Taking the plunge has been life-changing in the best of ways, but there is no lack of those heartbreaking moments I so feared.  Yesterday Beansprout had a peanut challenge at the Allergy Clinic at Children's Hospital.  Neither Matt nor I have serious allergies, so I wasn't at all worried a few years back when we first introduced Beansprout to peanut butter.  To my great surprise however, he had an immediate reaction.  I have to pause for a minute and admit right now that I was one of those people who could never really understand this whole peanut allergy phenomenon.  It did not seem nearly so prevalent when I was a child and I half thought it was due to over-functioning, paranoid, helicopter parents.  I guess the joke's on me.  When we gave peanut butter to him for the first time, Beansprout's lips swelled within the first minute and he vomited twice before we got out of the driveway with our Care Card in hand.  His belly was covered in hives by the time we got to the hospital, which was within 5 minutes  (We live quite close to a hospital!) of his eating the tiniest sliver of it!   Lucky for us, a shot of Benadryl was all that was necessary, but I now completely understand the hyper-vigilance of families with food allergies.  

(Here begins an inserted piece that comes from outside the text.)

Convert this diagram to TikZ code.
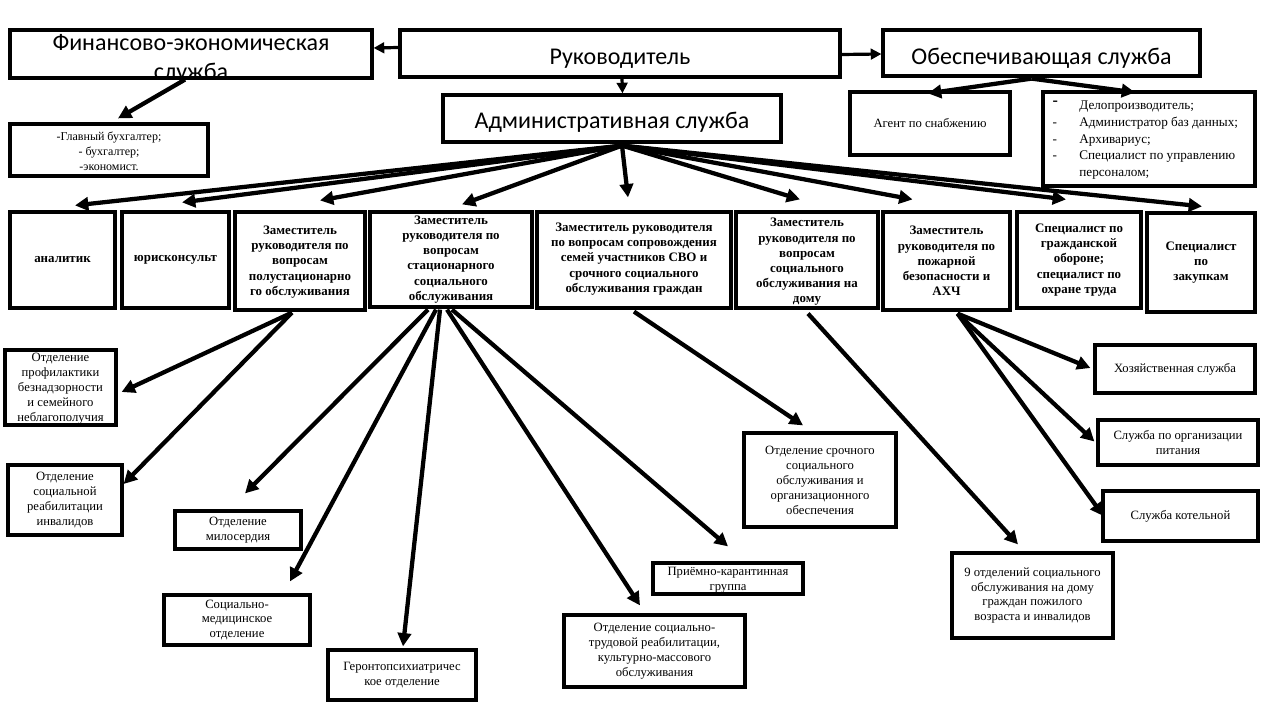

Fast forward to November of this last year when the dreaded prick test and blood work done at our initial visit with the Allergy Clinic showed only a mild reaction to the food.  Some kids outgrow their nut allergies, so based on the low numbers with the blood work we scheduled an in-office peanut challenge.  I guess science isn't always exact.  Yesterday, Beansprout spent three hours trying a little more Reese's Peanut Buttercup every fifteen minutes, but in the last five minutes of the challenge he vomited all over the Clinic hallway.  Heart. Break.

It's one of thousands, I know.  We have countless heartbreaking moments ahead of us, but that doesn't make it easier.